# What the exercise asks
Repeat all of the material below exactly as written, images excluded.
===
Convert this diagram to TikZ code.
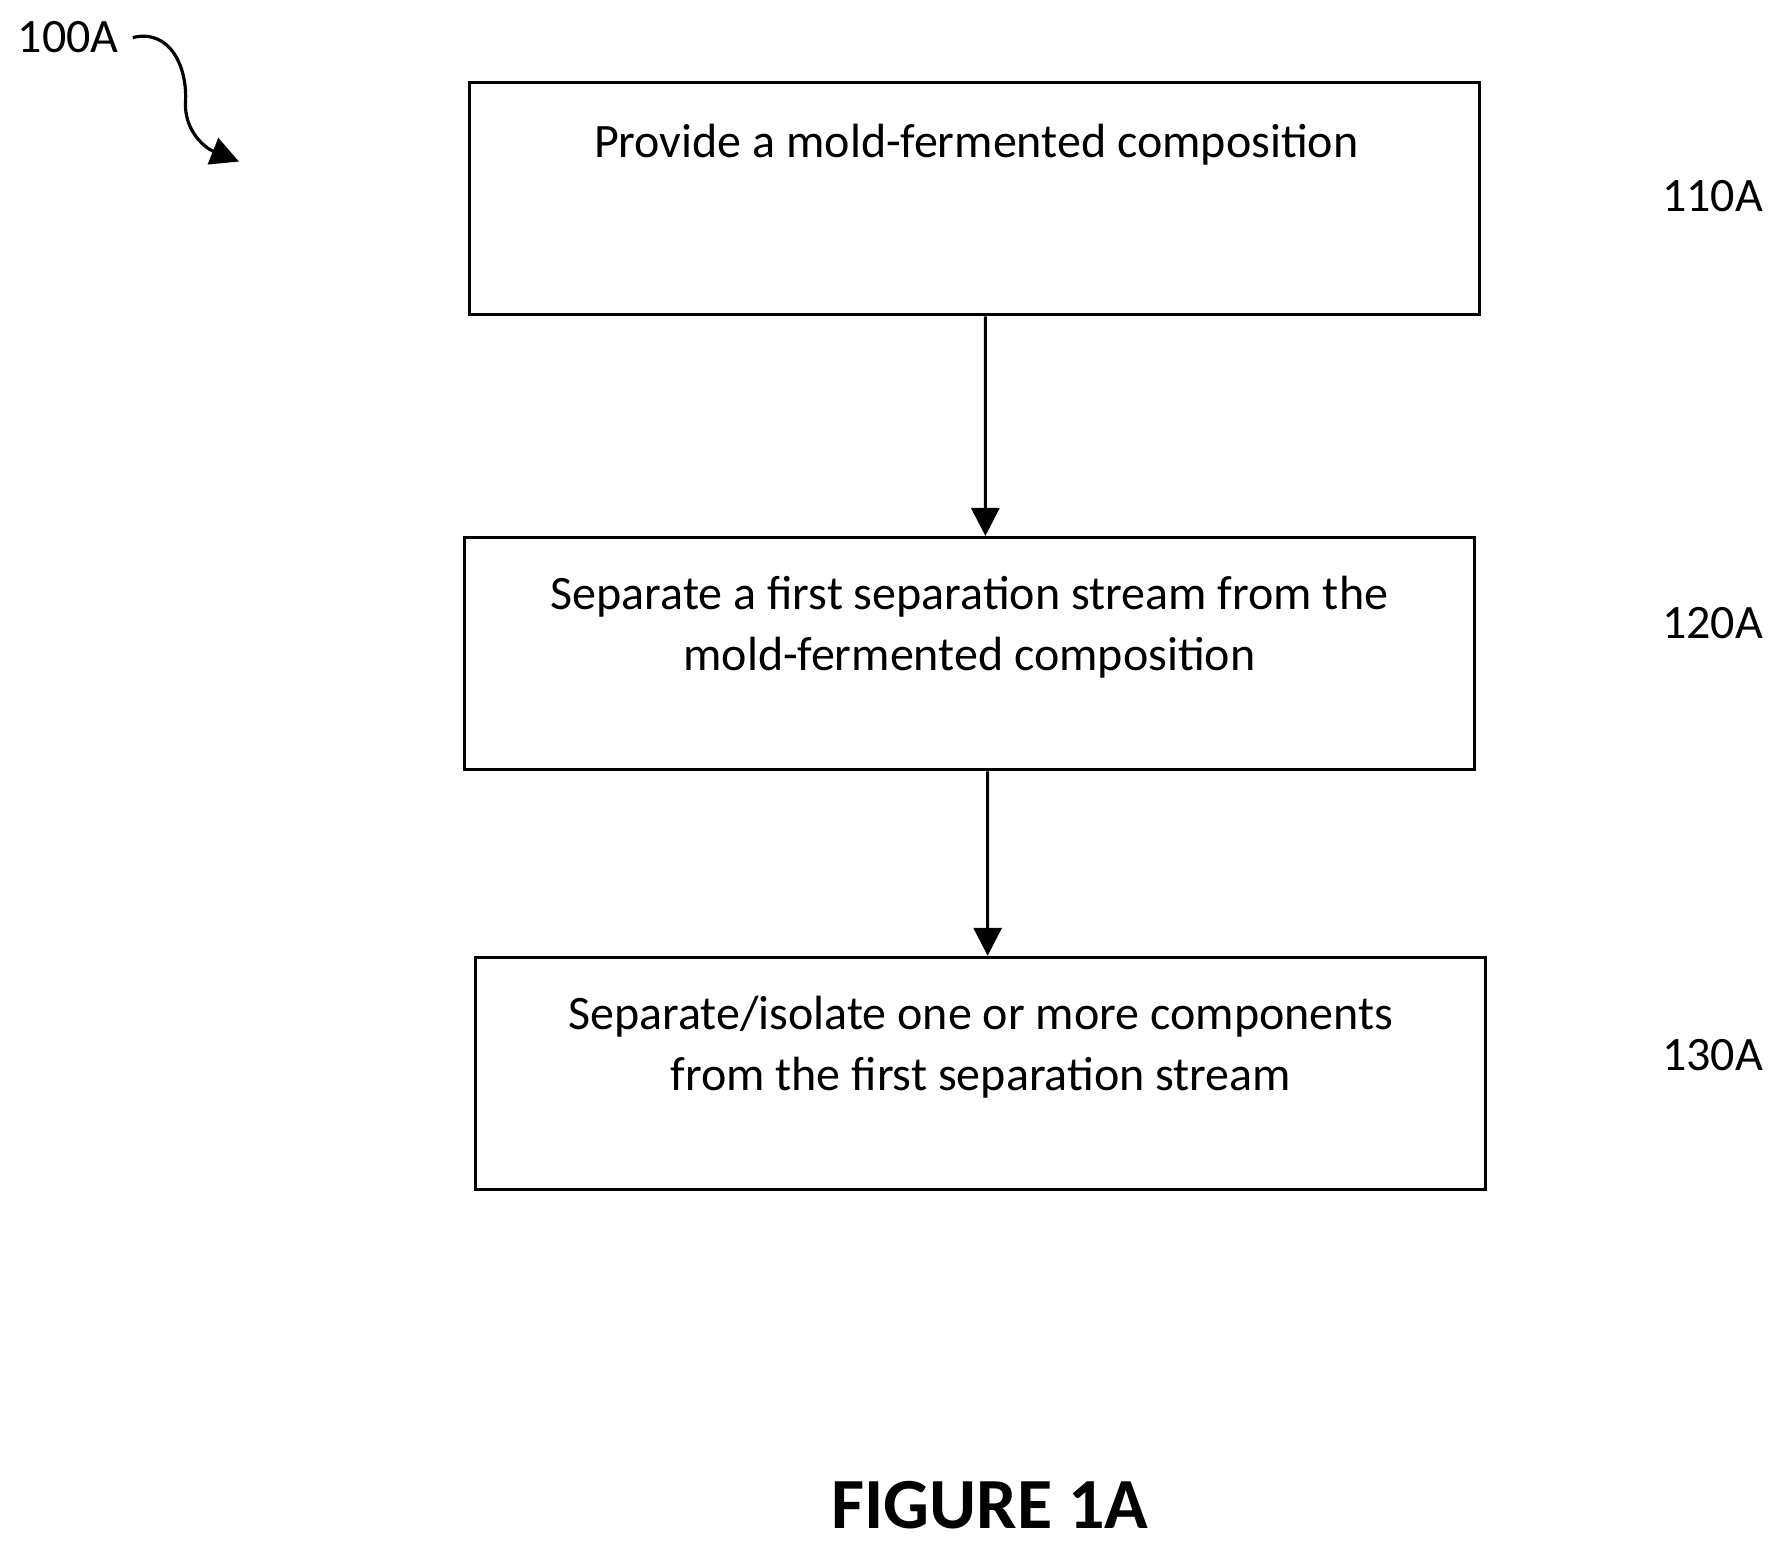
\documentclass[tikz,border=0pt]{standalone}
\usepackage{fontspec}
\setmainfont{Carlito}
\usetikzlibrary{arrows.meta}
\tikzset{
  stepbox/.style={draw=black, thick, minimum width=8.87cm, minimum height=2.04cm, inner sep=0pt},
  steptext/.style={anchor=north, align=center, font=\fontsize{12}{15.3}\selectfont},
  reflabel/.style={font=\fontsize{12}{15.3}\selectfont},
  flow/.style={-{Triangle[length=7pt,width=7pt]}, thick}
}
\begin{document}
\begin{tikzpicture}[x=0.01cm, y=-0.01cm]
  \useasboundingbox (0,0) rectangle (1560,1355);

  % boxes
  \node[stepbox] (box1) at (856.5,174.5) {};
  \node[stepbox] (box2) at (852,574.5) {};
  \node[stepbox] (box3) at (862,943.5) {};

  \node[steptext] (text1) at (858,97) {Provide a mold-fermented composition};
  \node[steptext] (text2) at (852,494) {Separate a first separation stream from the\\mold-fermented composition};
  \node[steptext] (text3) at (862,863) {Separate/isolate one or more components\\from the first separation stream};

  % step labels
  \node[reflabel] (lab1) at (1505,172) {110A};
  \node[reflabel] (lab2) at (1505,548) {120A};
  \node[reflabel] (lab3) at (1505,927) {130A};
  \node[reflabel] (lab0) at (60,33) {100A};

  % arrows
  \draw[flow] ([xshift=0.095cm]box1.south) -- ([xshift=0.14cm]box2.north);
  \draw[flow] ([xshift=0.16cm]box2.south) -- ([xshift=0.06cm]box3.north);

  \coordinate (tip0) at (210,142);
  \draw[flow] (lab0.east) .. controls (150,25) and (165,60) .. (163,90)
    .. controls (162,115) and (180,130) .. (tip0);

  \node[font=\bfseries\fontsize{18}{22}\selectfont] (fig) at (870,1323) {FIGURE 1A};
\end{tikzpicture}
\end{document}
===
# Response to this task
Convert this diagram to TikZ code.
\documentclass[tikz,border=0pt]{standalone}
\usepackage{fontspec}
\setmainfont{Carlito}
\usetikzlibrary{arrows.meta}
\tikzset{
  stepbox/.style={draw=black, thick, minimum width=8.87cm, minimum height=2.04cm, inner sep=0pt},
  steptext/.style={anchor=north, align=center, font=\fontsize{12}{15.3}\selectfont},
  reflabel/.style={font=\fontsize{12}{15.3}\selectfont},
  flow/.style={-{Triangle[length=7pt,width=7pt]}, thick}
}
\begin{document}
\begin{tikzpicture}[x=0.01cm, y=-0.01cm]
  \useasboundingbox (0,0) rectangle (1560,1355);

  % boxes
  \node[stepbox] (box1) at (856.5,174.5) {};
  \node[stepbox] (box2) at (852,574.5) {};
  \node[stepbox] (box3) at (862,943.5) {};

  \node[steptext] (text1) at (858,97) {Provide a mold-fermented composition};
  \node[steptext] (text2) at (852,494) {Separate a first separation stream from the\\mold-fermented composition};
  \node[steptext] (text3) at (862,863) {Separate/isolate one or more components\\from the first separation stream};

  % step labels
  \node[reflabel] (lab1) at (1505,172) {110A};
  \node[reflabel] (lab2) at (1505,548) {120A};
  \node[reflabel] (lab3) at (1505,927) {130A};
  \node[reflabel] (lab0) at (60,33) {100A};

  % arrows
  \draw[flow] ([xshift=0.095cm]box1.south) -- ([xshift=0.14cm]box2.north);
  \draw[flow] ([xshift=0.16cm]box2.south) -- ([xshift=0.06cm]box3.north);

  \coordinate (tip0) at (210,142);
  \draw[flow] (lab0.east) .. controls (150,25) and (165,60) .. (163,90)
    .. controls (162,115) and (180,130) .. (tip0);

  \node[font=\bfseries\fontsize{18}{22}\selectfont] (fig) at (870,1323) {FIGURE 1A};
\end{tikzpicture}
\end{document}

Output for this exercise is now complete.